FeatureExtractor

WHAT'S NEW?

Due to the millions of small file, used seaweed. Both file system and seaweed filer are supported.

Extract code features from source code files. Need to specify data root path for main method. data folder sturcture please refer to RefactoringDetector

The extracted features are under the data folder in this repo

In the abstraction, we

  1. record the different sources of variable which are PARAM, LOCALVAR, FIELD.
  2. differentiate the different variable and method by an id number. e.g. PARAM0, METHOD1, etc.
  3. record the method call with the caller. e.g. PARAM0.METHOD0, THIS.METHOD0.
  4. record the nested block. e.g. TRY.IF.FOR
  5. record the usage of variable. e.g. FIELD0.USE
  6. record the const's use, which are null, any kinds of number and String.
  7. record the different return point with an id number.
  8. record the variable's assignment.
  9. record the override behavior in the anonymous class.
  10. record other special things, which are super statement, yield statement, local class defination statement, lambda expression, instanceof's usage, variable cast's usage.

A simple example:

public static String setupZookeeperAuth(Configuration conf, String saslLoginContextName, String zkPrincipal, String zkKeytab) throws IOException {
    // If the login context name is not set, we are in the client and don't need auth.
    if (UserGroupInformation.isSecurityEnabled() && saslLoginContextName != null) {
        LOG.info("UGI security is enabled.
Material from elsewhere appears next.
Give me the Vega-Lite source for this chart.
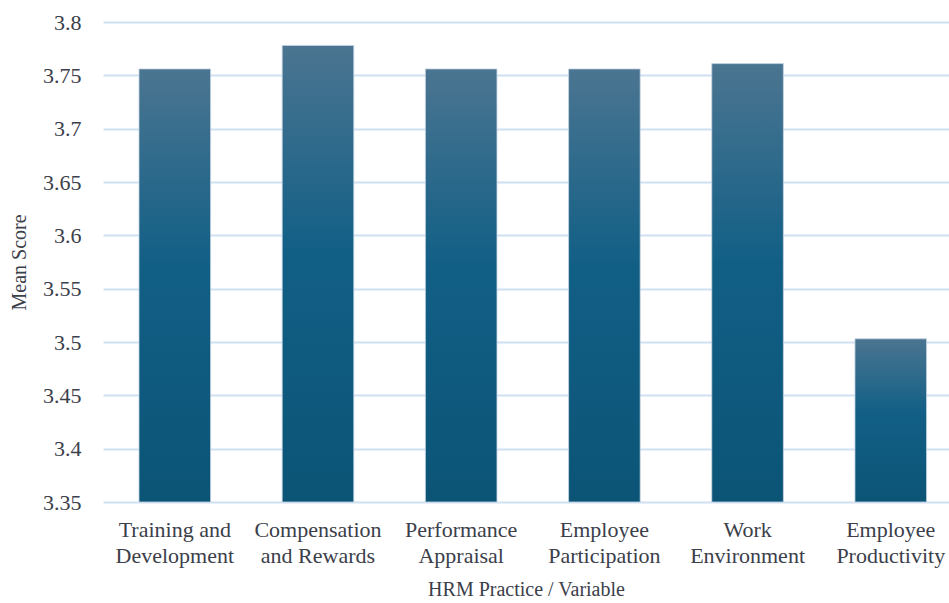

Setting up ZK auth.");
        if (zkPrincipal == null || zkPrincipal.isEmpty()) {
            throw new IOException("Kerberos principal is empty");
        }
        if (zkKeytab == null || zkKeytab.isEmpty()) {
            throw new IOException("Kerberos keytab is empty");
        }
        // Install the JAAS Configuration for the runtime
        return setZookeeperClientKerberosJaasConfig(saslLoginContextName, zkPrincipal, zkKeytab);
    } else {
        LOG.info("UGI security is not enabled, or no SASL context name. " + "Skipping setting up ZK auth.");
        return null;
    }
}

Abstraction:
[PARAM0, PARAM1, PARAM2, PARAM3, IF, FIELD0.METHOD0, CONST0.USE, FIELD1.METHOD0, CONST1.USE, IF.IF, CONST0.USE, PARAM2.METHOD0, THROW, CONST2.USE, IF.IF, CONST0.USE, PARAM3.METHOD0, THROW, CONST3.USE, RETURN0, THIS.METHOD0, FIELD1.METHOD0, CONST4.USE, CONST5.USE, RETURN1, CONST0.USE]
PARAM[0~3] means 4 params are passed in. Then there's an IF statement. Then a FIELD calls one of its METHODs (UserGroupInformation.isSecurityEnabled(), we don't differentiate "a class call it's static method" and "a field call its instance method"). A CONST(null) is used. Another FIELD calls one of its METHODs. Another CONST("UGI security is enabled. Setting up ZK auth.") is used. Then IF.IF means there's a nested IF statement. The CONST(null) used previous is used again. Another PARAM calls one of its METHOD ... There is a THROW statement. ... A RETURN statement (return setZookeeperClientKerberosJaasConfig(saslLoginContextName, zkPrincipal, zkKeytab);). ... A THIS.METHOD is called (setZookeeperClientKerberosJaasConfig(saslLoginContextName, zkPrincipal, zkKeytab);) ... Another RETURN statement and the first appearred CONST(null) appears again.

Granularity is tunable

The granularity is tunable by simply changing the code. For example, you may only consider about the variable's source but don't care about which one is used, then you can remove the id number of the variable simply. Also, it's very easy to record whether a variable is inside a (nested) block statement like IF or TRY, etc. If only nested structure is important but what type of the block is not important, it's also easy to turn the keyword into a general one (e.g. BLOCK.BLOCK.BLOCK). And other things the combination of the different source of variable, the parameter of the METHOD call, etc. are also easy to be recorded.